Miss Gladstone used to write to me occasionally; and I have heard much of her from some mutual friends now dead. She ceased to write upon her conversion; and dear Dr. Baines told me that it was of no use for me to write to her in her nunnery (she is a professed nun, is she not?), for that all communication with the world was discouraged in those institutions. He disliked them much.

Yours affectionately,

M. R. M.

1847.

Fragment of a Letter to MISS JEPHSON. [No date.] For my part I hate conversions. There is enough for salvation in the gospels, under whatever form of Christianity we may worship; and to convert from one form to another is always to unsettle-to root up old associations—and often to loosen the larger and more vital articles of faith. Dryden has somewhere a fine thought-I forget the words-but the meaning is this: "The soul is like a bird at roost; dislodge it from its twig and it flutters from branch to branch, unable

to settle once again in peace and quietness." I have known many such. A daughter of one of my dearest friends was brought up a Protestant like her two sisters-the father being Protestant, the mother (a French woman) Roman Catholic. Since the father's death the eldest daughter has joined her mother's communion, the youngest remains a bigoted Protestant, and this middle girl goes to no church and professes no faith whatsoever.

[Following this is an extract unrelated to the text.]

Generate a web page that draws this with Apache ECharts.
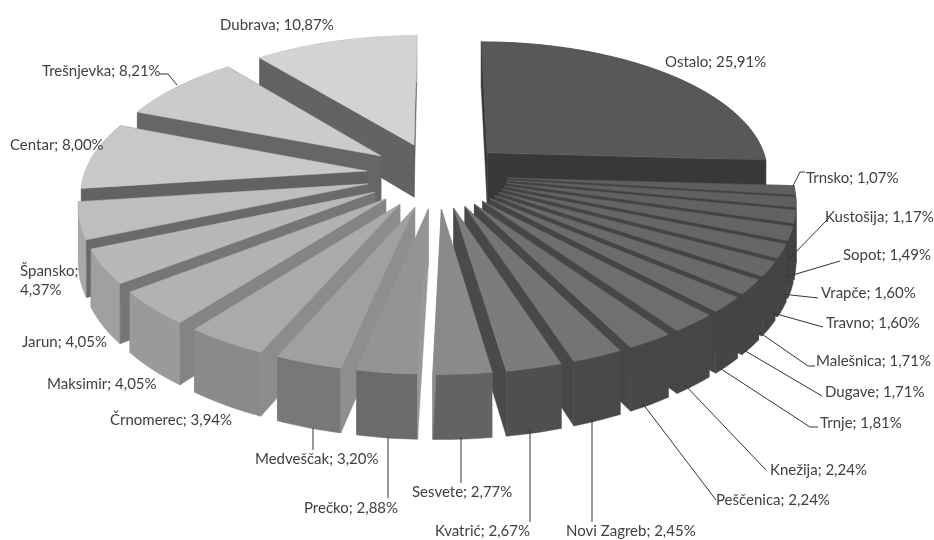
<!DOCTYPE html>
<html><head><meta charset="utf-8">
<script src="https://cdn.jsdelivr.net/npm/echarts@6/dist/echarts.min.js"></script>
<style>html,body{margin:0;padding:0;background:#fff}#c{width:934px;height:540px}</style>
</head><body><div id="c"></div>
<script>
// ---- data (clockwise from 12 o'clock) ----
const categories = ['Ostalo','Trnsko','Kustošija','Sopot','Vrapče','Travno','Malešnica','Dugave','Trnje','Knežija','Peščenica','Novi Zagreb','Kvatrić','Sesvete','Prečko','Medveščak','Črnomerec','Maksimir','Jarun','Špansko','Centar','Trešnjevka','Dubrava'];
const shares = [25.91,1.07,1.17,1.49,1.60,1.60,1.71,1.71,1.81,2.24,2.24,2.45,2.67,2.77,2.88,3.20,3.94,4.05,4.05,4.37,8.00,8.21,10.87];
// ---- styles ----
const topColors = ['#58585a','#5e5e60','#606062','#626264','#646466','#666668','#68686a','#6a6a6c','#6c6c6e','#6e6e70','#707072','#747476','#7c7c7e','#8a8a8c','#949496','#a0a0a2','#aaaaac','#b2b2b4','#b8b8ba','#bebec0','#c8c8ca','#cbcbcd','#d2d3d5'];
const outerColors = ['#3d3d3f','#434345','#434345','#434345','#434345','#444446','#444446','#454547','#454547','#464648','#474749','#49494b','#4f4f51','#636365','#6b6b6d','#78787a','#8a8a8c','#9a9a9c','#a0a0a2','#a8a8aa','#b0b0b2','#b4b4b6','#bcbcbe'];
const wallColors = ['#38383a','#424244','#424244','#434345','#434345','#444446','#444446','#454547','#454547','#464648','#474749','#48484a','#4a4a4c','#8c8c8e','#98989a','#8e8e90','#8c8c8e','#848486','#767678','#6a6a6c','#626264','#666668','#636365'];
// label layout: left x, centre y, leader waypoints after the slice anchor
const labelLayout = [
 {i:0,x:665,y:62},
 {i:1,x:806,y:178,pts:[[800,172],[805,172]],at:[793,186]},
 {i:2,x:825,y:217,pts:[[829,218]],at:[788,260]},
 {i:3,x:843,y:255,pts:[[840,261]],at:[786,277]},
 {i:4,x:821,y:293,pts:[[818,298]],at:[782,294]},
 {i:5,x:826,y:323,pts:[[823,327]],at:[773,313]},
 {i:6,x:816,y:361,pts:[[808,366],[815,366]],at:[759,332]},
 {i:7,x:825,y:392,pts:[[822,396]],at:[742,349]},
 {i:8,x:820,y:423,pts:[[810,427],[818,427]],at:[718,367]},
 {i:9,x:770,y:470,pts:[[766,470]],at:[685,385]},
 {i:10,x:716,y:500,pts:[[716,500]],at:[643,404]},
 {i:11,x:566,y:531,pts:[[592,522]],at:[592,419]},
 {i:12,x:435,y:531,pts:[[530,522]],at:[530,430]},
 {i:13,x:412,y:492,pts:[[461,483]],at:[461,437]},
 {i:14,x:304,y:508,pts:[[388,498]],at:[388,437]},
 {i:15,x:255,y:459,pts:[[313,450]],at:[313,428]},
 {i:16,x:110,y:420},
 {i:17,x:47,y:384},
 {i:18,x:22,y:342},
 {i:19,x:20,y:272,br:true},
 {i:20,x:10,y:145},
 {i:21,x:42,y:71,pts:[[168,74],[160,74]],at:[177,85]},
 {i:22,x:220,y:25}
];
const fmt = v => v.toFixed(2).replace('.', ',') + '%';
// ---- pie projection ----
const CX=437, CY=175, A=283, B=132, P=0.138, HT=54, EXPL=0.25;
const total = shares.reduce((a,b)=>a+b,0);
let acc=0;
const slices = shares.map((v,i)=>{
  const a0=acc/total*Math.PI*2; acc+=v; const a1=acc/total*Math.PI*2;
  return {i,a0,a1,mid:(a0+a1)/2};
});
const order = slices.slice().sort((a,b)=>Math.cos(b.mid)-Math.cos(a.mid));
function proj(th,r,mid,lvl){
  const X=r*Math.sin(th)+EXPL*Math.sin(mid), Z=r*Math.cos(th)+EXPL*Math.cos(mid);
  const s=1/(1+P*Z);
  return [CX+A*X*s, CY-B*Z*s+lvl*HT*s];
}
function poly(points,color){
  return {type:'polygon',shape:{points},style:{fill:color,stroke:color,lineWidth:0.5}};
}
function renderSlice(params,api){
  const sl=slices[api.value(0)], i=sl.i, N=Math.max(6,Math.ceil((sl.a1-sl.a0)*40));
  const topArc=[],botArc=[];
  for(let k=0;k<=N;k++){
    const th=sl.a0+(sl.a1-sl.a0)*k/N;
    topArc.push(proj(th,1,sl.mid,0)); botArc.push(proj(th,1,sl.mid,1));
  }
  const ap=proj(0,0,sl.mid,0), apB=proj(0,0,sl.mid,1);
  const side=Math.sin(sl.mid)>0;
  const hidden=side?[topArc[0],botArc[0]]:[topArc[N],botArc[N]];
  const shown=side?[topArc[N],botArc[N]]:[topArc[0],botArc[0]];
  const children=[
    poly([ap,hidden[0],hidden[1],apB],wallColors[i]),
    poly(topArc.concat(botArc.slice().reverse()),outerColors[i]),
    poly([ap,shown[0],shown[1],apB],wallColors[i]),
    poly([ap].concat(topArc),topColors[i])
  ];
  return {type:'group',children};
}
function renderLabel(params,api){
  const L=labelLayout[api.value(0)];
  const name=categories[L.i]+';', val=fmt(shares[L.i]);
  const text=L.br?name+'\n'+val:name+' '+val;
  const children=[{type:'text',style:{text,x:L.x,y:L.y+(L.br?9:0),font:'15px Lato',fill:'#404040',textAlign:'left',textVerticalAlign:'middle',lineHeight:19}}];
  if(L.pts){children.push({type:'polyline',shape:{points:[L.at].concat(L.pts)},style:{fill:'none',stroke:'#333',lineWidth:1}});}
  return {type:'group',children};
}
const chart=echarts.init(document.getElementById('c'),null,{renderer:'canvas'});
chart.setOption({
  animation:false,
  backgroundColor:'#fff',
  series:[
    {type:'custom',coordinateSystem:'none',silent:true,z:1,renderItem:renderSlice,data:order.map(s=>[s.i])},
    {type:'custom',coordinateSystem:'none',silent:true,z:2,renderItem:renderLabel,data:labelLayout.map((l,k)=>[k])}
  ]
});
</script></body></html>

To the REV. ALEXANDER DYCE, Gray's Inn.

Three-mile Cross, July, 1847.

I can not thank you enough, my dear Mr. Dyce, for all your kindness to me, and to the dear little girl whose album your beautiful verses will tend so much to enrich.

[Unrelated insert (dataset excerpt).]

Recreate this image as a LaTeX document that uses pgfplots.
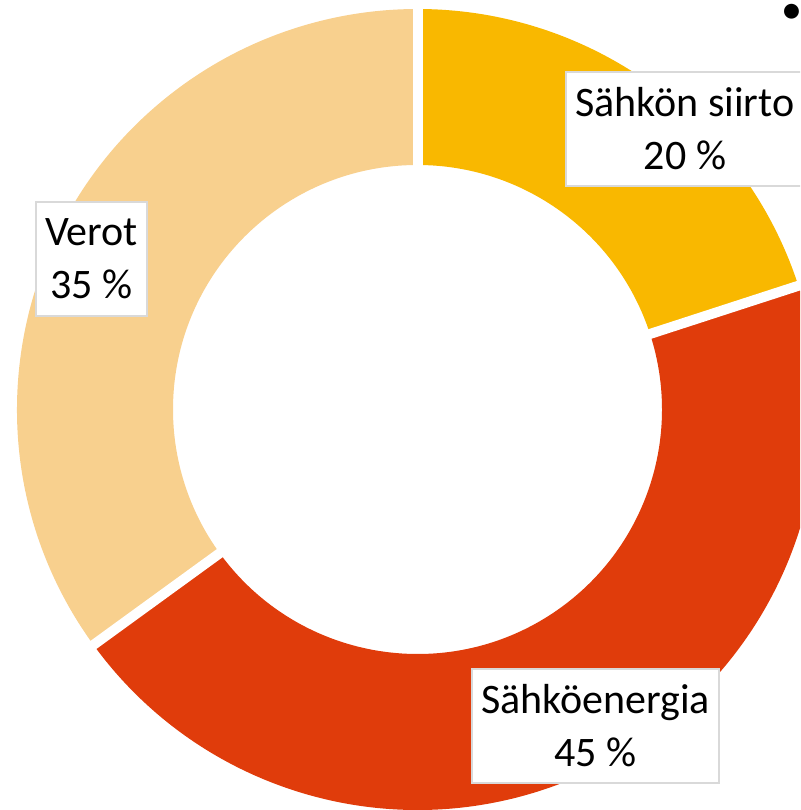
\documentclass[border=0pt]{standalone}
\usepackage{pgfplots}
\usepackage{pgfplotstable}
\pgfplotsset{compat=1.18}
\usepackage{fontspec}
\setmainfont{Carlito}
\definecolor{siirto}{HTML}{F9B800}
\definecolor{energia}{HTML}{E03C0B}
\definecolor{verot}{HTML}{F8D08E}
\definecolor{boxgray}{HTML}{D9D9D9}

\pgfplotstableread[col sep=comma]{
name,value
Sähkön siirto,20
Sähköenergia,45
Verot,35
}\piedata

\begin{document}
\begin{tikzpicture}
\pgfplotstablegetelem{0}{value}\of\piedata \let\va\pgfplotsretval
\pgfplotstablegetelem{1}{value}\of\piedata \let\vb\pgfplotsretval
\pgfplotstablegetelem{2}{value}\of\piedata \let\vc\pgfplotsretval
\pgfmathsetmacro\aA{90}
\pgfmathsetmacro\aB{\aA-3.6*\va}
\pgfmathsetmacro\aC{\aB-3.6*\vb}
\pgfmathsetmacro\aD{\aC-3.6*\vc}
\def\Ro{200.25pt}
\def\Ri{122.25pt}
\def\Rx{215pt}
\useasboundingbox (0,0) rectangle (400pt,405pt);
\clip (0,0) rectangle (400pt,405pt);
\begin{axis}[
  at={(0,0)}, anchor=south west,
  scale only axis, width=400pt, height=405pt,
  xmin=0, xmax=800, ymin=0, ymax=810,
  hide axis, clip=false,
]
% wedges
\fill[siirto] (axis cs:417.5,400.5) ++(\aA:\Ro) arc[start angle=\aA,end angle=\aB,radius=\Ro]
  -- ([shift={(\aB:\Ri)}]axis cs:417.5,400.5) arc[start angle=\aB,end angle=\aA,radius=\Ri] -- cycle;
\fill[energia] (axis cs:417.5,400.5) ++(\aB:\Ro) arc[start angle=\aB,end angle=\aC,radius=\Ro]
  -- ([shift={(\aC:\Ri)}]axis cs:417.5,400.5) arc[start angle=\aC,end angle=\aB,radius=\Ri] -- cycle;
\fill[verot] (axis cs:417.5,400.5) ++(\aC:\Ro) arc[start angle=\aC,end angle=\aD,radius=\Ro]
  -- ([shift={(\aD:\Ri)}]axis cs:417.5,400.5) arc[start angle=\aD,end angle=\aC,radius=\Ri] -- cycle;
% gaps
\draw[white, line width=5pt] (axis cs:417.5,400.5) -- ++(\aA:\Rx);
\draw[white, line width=5pt] (axis cs:417.5,400.5) -- ++(\aB:\Rx);
\draw[white, line width=5pt] (axis cs:417.5,400.5) -- ++(\aC:\Rx);
% labels
\tikzset{lbl/.style={draw=boxgray, line width=1pt, fill=white, align=center,
  font=\fontsize{21}{26.5}\selectfont, inner xsep=4.5pt, minimum height=57pt}}
\node[lbl] at (axis cs:685,681) {Sähkön siirto\\20 \%};
\node[lbl] at (axis cs:595.5,84) {Sähköenergia\\45 \%};
\node[lbl] at (axis cs:91.5,551) {Verot\\35 \%};
\node[font=\fontsize{21}{26}\selectfont, inner sep=0pt] at (axis cs:792,796) {•};
\end{axis}
\end{tikzpicture}
\end{document}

"The Beggar Girl "* is so exactly in the garb in which I first read her some five-and-forty years ago in Hans Place, that I can't help thinking it must be the same copy, and anticipate the same delight from the perusal that I had in those young days. I remember that I liked it not only for the character and the liveliness, but for the abundant story -incident toppling upon incident; all sufficiently natural and probable, after a fashion which the novelists of these times seem to have lost; for nowadays they generously give us one or two great impossibilities, and fill up their outline with declamation and sentiment generally false.

Accept once again my earnest thanks for your kindness; above all, for your goodness in coming to see me with our dear friend Mr. Harness. Pray, come again. Ever, my dear Mr. Dyce, very faithfully yours, M. R. MITFORD.

1848.

To MRS. BROWNING, Florence, Italy.

Taplow, July 30, 1848.

I have taken so much of your advice, my very dear love, as Mr. May thought right-that is to say, the part that regarded change of air and change of scene. He said that the sea, in my particular case, would be rather bad than good,

* A novel by Mrs. Bennett, once extremely popular, which Mr. Dyce, after some difficulty, had procured for her.